Erasure poetry, the most common form of which is also called blackout poetry, is a poetic form in which a poet blacks out or in some way erases words from a preexisting source to create new poems.
Erasure poetry comes in several forms other than blackout poetry. Poet Erin Dorney identified six styles of erasure poetry: blackout; crossout, crossing out words to create a new poem; computer, using computer software to add or remove lines; cut out, using a knife to cut words out of paper; covered up, covering up the original text with another material (paper, sand, rice, etc.); and retyped, retyping the original text to make it look like a conventional, traditional poem, leaving space where the original text used to be.
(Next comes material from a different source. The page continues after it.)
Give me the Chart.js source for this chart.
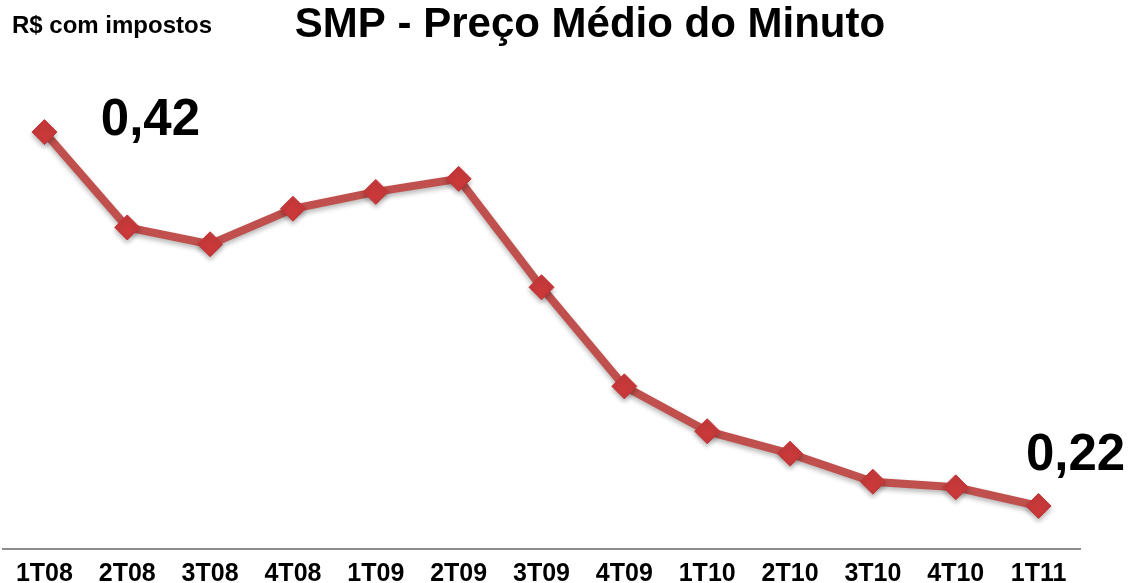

An early appearance of erasure poetry was in 1965 when artist and poet Doris Cross created “Dictionary Columns,” in which she used painting and drawings on a dictionary to create poems. Other examples of erasure poetry include “Freeland: An Erasure” by Leigh Sugar; renowned poet Tracy K. Smith’s poems “Declaration,” which stems from the Declaration of Independence, and “The Greatest Personal Privation,” from notes and letters about slaveholding; and M. NourbeSe Philip’s Zong!, which uses court documents about the 18th-century slave ship that threw more than 120 enslaved Africans overboard in order to collect insurance money.